Sasol and Imperial Logistics partner to reduce carbon footprint
Companies will explore the use of green hydrogen, which holds the promise of cleaner solutions
Sasol, the synthetic fuels and chemicals company that is SA’s biggest private sector emitter of greenhouse gases, is partnering with Imperial Logistics to transport freight across southern Africa using more environmentally friendly methods.
The JSE-listed companies said on Tuesday that they will explore the use of green hydrogen, which holds the promise of cleaner solutions for SA, the world’s 12th-biggest emitter of greenhouse gases.

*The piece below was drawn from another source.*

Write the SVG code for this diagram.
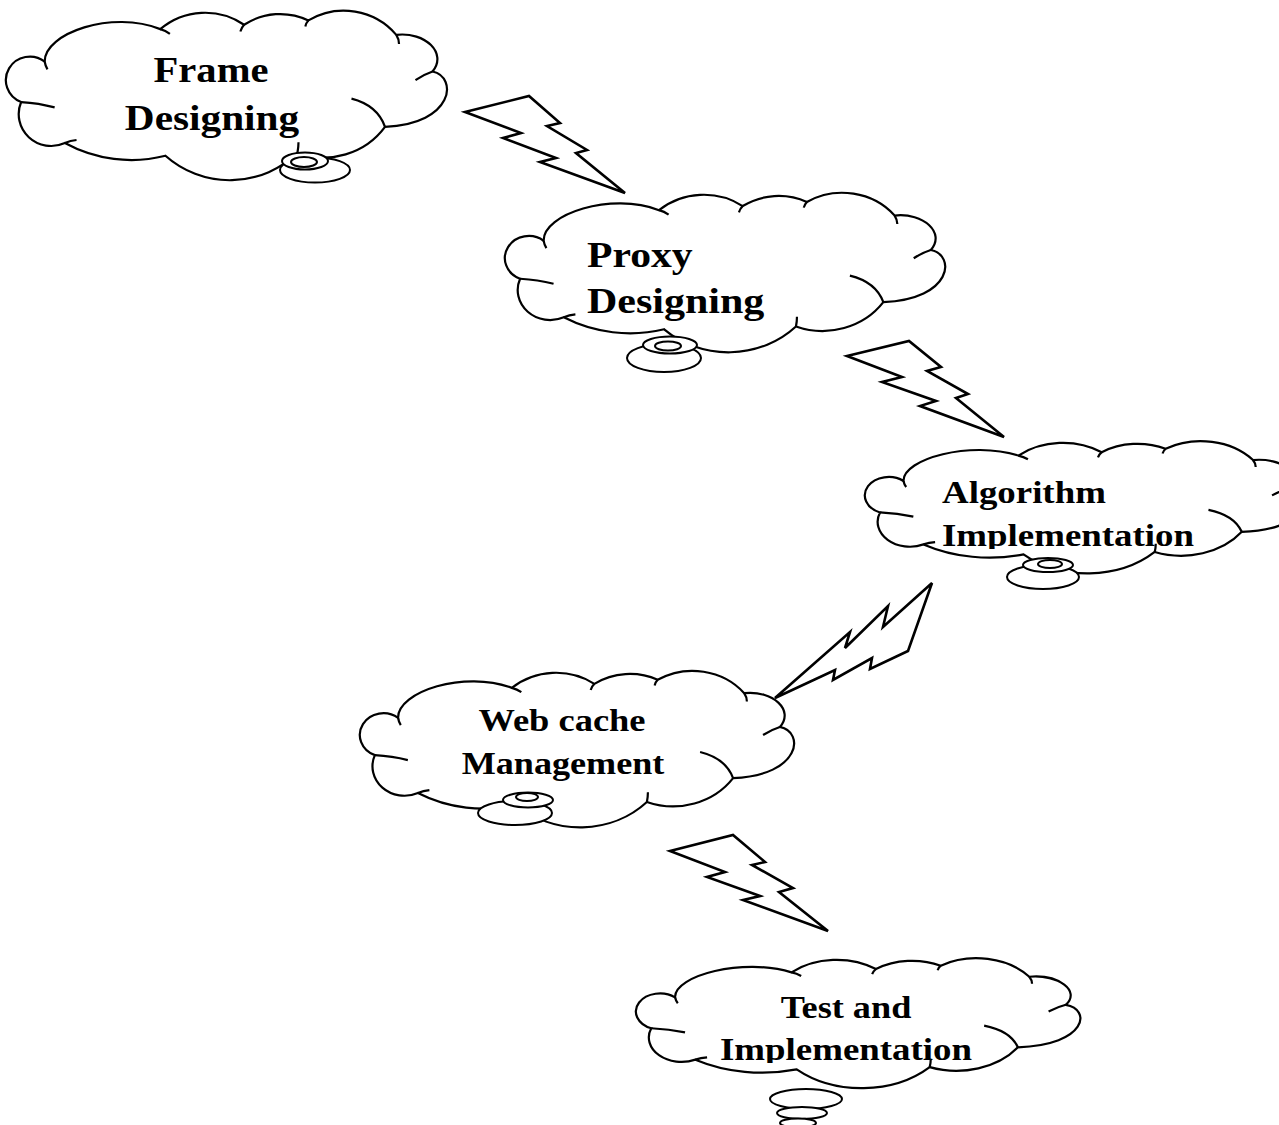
<svg xmlns="http://www.w3.org/2000/svg" xmlns:xlink="http://www.w3.org/1999/xlink" width="1279" height="1125" viewBox="0 0 1279 1125">
  <style>
    .cloud { fill: #fff; stroke: #000; stroke-width: 2.2; }
    .crease { fill: none; stroke: #000; stroke-width: 2.2; }
    .bub { fill: #fff; stroke: #000; stroke-width: 2; }
    .bolt { fill: #fff; stroke: #000; stroke-width: 2.6; stroke-linejoin: miter; }
    .lbl { font-family: "Liberation Serif", "Times New Roman", serif; font-weight: bold; fill: #000; }
  </style>
  <defs>
    <!-- cloud outline in a local box about 1295 x 497 -->
    <path id="cloud-outline" vector-effect="non-scaling-stroke" d="M53,265 A70,70 0 1 1 122,145 C120,60 320,-10 460,48 A200,200 0 0 1 705,35 A190,190 0 0 1 893,22 A200,200 0 0 1 1150,65 C1235,55 1300,120 1256,174 C1330,190 1320,330 1117,339 A220,220 0 0 1 861,416 A280,280 0 0 1 475,425 A400,400 0 0 1 181,387 A95,95 0 0 1 53,265 Z"/>
    <!-- inner fold lines of the cloud -->
    <path id="cloud-creases" vector-effect="non-scaling-stroke" d="M53,265 Q105,268 151,281 M122,145 Q124,158 130,168 M460,48 Q475,52 488,62 M705,35 Q697,44 694,55 M893,22 Q886,30 884,40 M1150,65 Q1158,78 1158,92 M1256,174 Q1232,182 1206,200 M1019,255 Q1095,275 1117,339 M861,416 Q864,400 864,385 M181,387 Q197,380 215,378"/>
    <clipPath id="clip-impl-1"><rect x="900" y="500" width="379" height="49"/></clipPath>
    <clipPath id="clip-impl-2"><rect x="700" y="1020" width="300" height="43"/></clipPath>
  </defs>

  <!-- lightning-bolt connectors -->
  <g id="connectors">
    <polygon class="bolt" points="465,112 529,96 560,123 547,126 587,150 576,153 625,193 540,162 556,158 503,138 521,133"/>
    <polygon class="bolt" points="847,356 909,341 941,367 927,371 968,394 956,398 1004,437 920,406 936,401 882,382 902,377"/>
    <polygon class="bolt" points="932,583 908,651 870,669 872,658 833,680 835,670 775,698 850,632 845,648 888,606 883,627"/>
    <polygon class="bolt" points="670,851 733,835 765,862 752,865 793,888 779,892 828,931 743,900 760,896 707,877 725,872"/>
  </g>

  <g id="node-frame-designing">
    <g transform="translate(3,13) scale(0.342,0.336)">
      <use xlink:href="#cloud-outline" class="cloud"/>
      <use xlink:href="#cloud-creases" class="crease"/>
    </g>
    <ellipse class="bub" cx="315" cy="170" rx="35" ry="12.5"/>
    <ellipse class="bub" cx="305" cy="161" rx="23" ry="8.5"/>
    <ellipse class="bub" cx="304" cy="162" rx="13" ry="5"/>
    <text class="lbl" font-size="35" text-anchor="middle" transform="translate(211,82) scale(1.16,1)">Frame</text>
    <text class="lbl" font-size="35" text-anchor="middle" transform="translate(212,130) scale(1.18,1)">Designing</text>
  </g>

  <g id="node-proxy-designing">
    <g transform="translate(502,195) scale(0.3414,0.316)">
      <use xlink:href="#cloud-outline" class="cloud"/>
      <use xlink:href="#cloud-creases" class="crease"/>
    </g>
    <ellipse class="bub" cx="664" cy="358" rx="37" ry="14"/>
    <ellipse class="bub" cx="670" cy="345" rx="27" ry="8.5"/>
    <ellipse class="bub" cx="668" cy="346" rx="13" ry="4.5"/>
    <text class="lbl" font-size="35" transform="translate(587,267) scale(1.19,1)">Proxy</text>
    <text class="lbl" font-size="35" transform="translate(587,313) scale(1.2,1)">Designing</text>
  </g>

  <g id="node-algorithm-implementation">
    <g transform="translate(862,443) scale(0.34,0.262)">
      <use xlink:href="#cloud-outline" class="cloud"/>
      <use xlink:href="#cloud-creases" class="crease"/>
    </g>
    <ellipse class="bub" cx="1043" cy="577" rx="36" ry="12"/>
    <ellipse class="bub" cx="1048" cy="565" rx="25" ry="7"/>
    <ellipse class="bub" cx="1050" cy="564" rx="12" ry="4"/>
    <text class="lbl" font-size="31" transform="translate(942,503) scale(1.19,1)">Algorithm</text>
    <g clip-path="url(#clip-impl-1)">
      <text class="lbl" font-size="31" transform="translate(942,546) scale(1.19,1)">Implementation</text>
    </g>
  </g>

  <g id="node-web-cache-management">
    <g transform="translate(357,673) scale(0.3367,0.31)">
      <use xlink:href="#cloud-outline" class="cloud"/>
      <use xlink:href="#cloud-creases" class="crease"/>
    </g>
    <ellipse class="bub" cx="515" cy="813" rx="37" ry="12"/>
    <ellipse class="bub" cx="528" cy="800" rx="25" ry="7.5"/>
    <ellipse class="bub" cx="527" cy="797" rx="11" ry="4"/>
    <text class="lbl" font-size="32" text-anchor="middle" transform="translate(562,731) scale(1.14,1)">Web cache</text>
    <text class="lbl" font-size="32" text-anchor="middle" transform="translate(563,774) scale(1.13,1)">Management</text>
  </g>

  <g id="node-test-and-implementation">
    <g transform="translate(633,960) scale(0.3446,0.2575)">
      <use xlink:href="#cloud-outline" class="cloud"/>
      <use xlink:href="#cloud-creases" class="crease"/>
    </g>
    <ellipse class="bub" cx="806" cy="1099" rx="36" ry="10"/>
    <ellipse class="bub" cx="802" cy="1113" rx="25" ry="6"/>
    <ellipse class="bub" cx="798" cy="1123" rx="18" ry="4.5"/>
    <text class="lbl" font-size="31" text-anchor="middle" transform="translate(846,1018) scale(1.17,1)">Test and</text>
    <g clip-path="url(#clip-impl-2)">
      <text class="lbl" font-size="31" text-anchor="middle" transform="translate(846,1060) scale(1.19,1)">Implementation</text>
    </g>
  </g>
</svg>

Hydrogen is a crucial part of industrial processes for plants that produce items such as steel, chemicals and glass. The traditional method still used by most releases vast amounts of carbon dioxide into the atmosphere.
Sasol and Imperial are also evaluating potential cross-border collaboration, given the latter’s extensive reach on the African continent. Fuel-cell electric trucks hold promise as a viable zero-carbon solution, the companies said.
Led by CEO Mohammed Akoojee, Imperial will tap into Sasol’s expertise in hydrogen production and associated infrastructure, while Sasol stands to benefit from Imperial’s expertise in fleet management and transport.
“Green hydrogen can help tackle various critical energy challenges and is positioned for rapid global growth as the pathway of choice to decarbonise, among others, the long-haul transport sector,” said Priscillah Mabelane, executive vice-president of Sasol Energy Business.
Though still expensive compared with conventional grey hydrogen, the ultimate commercialisation of green hydrogen is seen as a means to decarbonise energy intensive sectors such as shipping and aviation.
In cross hairs
Green hydrogen may also be the answer to Sasol’s long-term sustainability conundrum as the carbon intensity of the group’s operations comes under intensifying scrutiny.
Companies and businesses in SA are increasingly looking to reduce their carbon footprint while the country faces the possibility of being excluded from markets due to the carbon intensive nature of its exports. Almost all of SA’s electricity is generated through coal, putting the country in the cross hairs of key markets such as the EU, which is considering a carbon border tax on imports as it seeks to meet its own targets.
The cabinet said on Monday it has approved the adoption of tougher greenhouse gas emission targets as the country prepares for the next UN climate change conference, COP26, where it is likely to attract attention as Africa’s biggest source of greenhouse gases.
In recent years Sasol has come under intense pressure from activists over its emissions, being called upon to explain how it is aligning its activities with the goals of the Paris Agreement, an environmental accord to strengthen the global response to climate change. Its Secunda plant, where fuel is produced from coal, was singled out by Greenpeace as the largest single-point source of CO2 emissions anywhere on Earth.
FirstRand announced last week that it will no longer finance coal-fired power stations, joining Nedbank, which has taken a similar stance. Banks and asset managers have also come under pressure to shun carbon-intensive projects.
Sasol shares were up 3.1% at 3.14pm while those of Imperial, which is being acquired by Dubai-based multinational DP World, were flat.